Medical innovation also creeps into the ‘play’ category this year, with the invention, by Stanford graduates Manu Prakash and Saad Bhamla, of a diagnostic tool inspired by the centrifugal power of a child’s spinning toy, known as the ‘whirligig’. One of the problems with tackling the big three infectious diseases – malaria, HIV and tuberculosis – is diagnosis. Powerful machines are usually required to spin samples of possibly infected blood fast enough to separate plasma and blood, to facilitate diagnosis. Customised paper versions of the simple whirligig toy can spin fast enough to do this, cheaply and without electricity, giving local health workers the chance to treat disease far faster through ‘frugal science’.

Paperfuge is a cheap, paper alternative to expensive medical equipment that assists in the diagnosis of deadly diseases such as maleria, HIV and TBPaperfuge is a cheap, paper alternative to expensive medical equipment that assists in the diagnosis of deadly diseases such as maleria, HIV and TB

In the ‘home’ category, the winning project tackles the world’s estimated four billion ‘address-less’ citizens. What3Words is an addressing system that divides the planet into 57 trillion 3m x 3m squares by assigning them three unique words.

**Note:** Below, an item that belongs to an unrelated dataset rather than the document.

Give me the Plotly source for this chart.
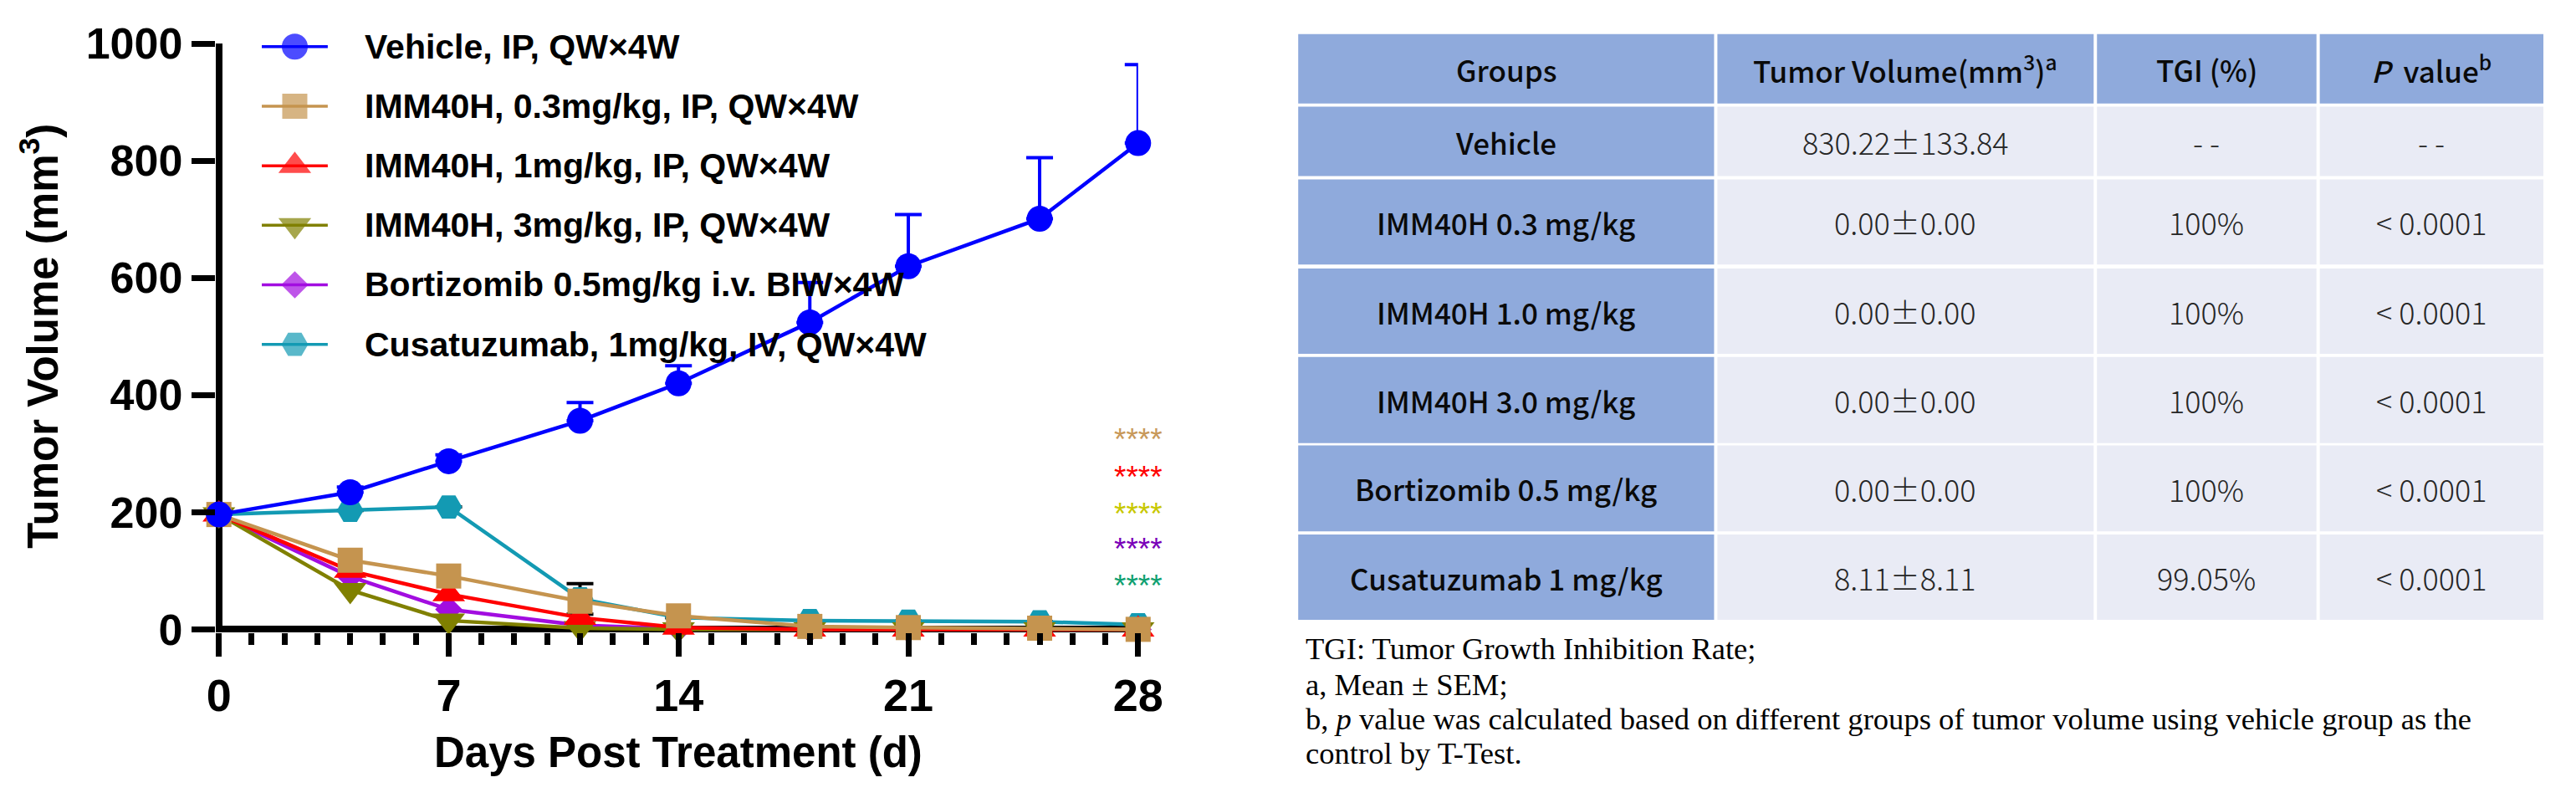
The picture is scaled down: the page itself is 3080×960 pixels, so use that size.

It means that everyone can be on the ‘map’, whether needing an airlift off a mountain, taking delivery of mail or ordering takeaways in a field at a festival – one of the starting inspirations for its founding inventor, music industry professional Chris Sheldrick.

INDEX Award co-founder and CEO Kigge Hvid says one of the differences with this award scheme is that it tracks the winners, checking in with them every six months over a five-year period to see how they are faring, and whether additional help, mentoring or networks are needed. In this way, it has been able to help past winners – such as last year’s winning Peek Retina project (from the UK), a smartphone adaptor for retinal imaging – which was trialled in Kenya and has just received the green light for roll-out as mainstream eye scanning technology across the UK. Says Hvid: ‘I love this reversed innovation. We used to see stuff developed in our part of the world and a cheaper version rolled out for the developing world; now it seems to be the other way around.’

INDEX has also just launched a small venture-capital fund so that ongoing investment can be offered to maintain a start-up’s momentum. Index has drawn some useful conclusions from monitoring its winners over the past decade, which highlight the crucial role of three factors: networks and cash are two. ‘But money is not the most important thing,’ says Hvid. ‘It’s ability.’ A heartening thought for any budding inventors.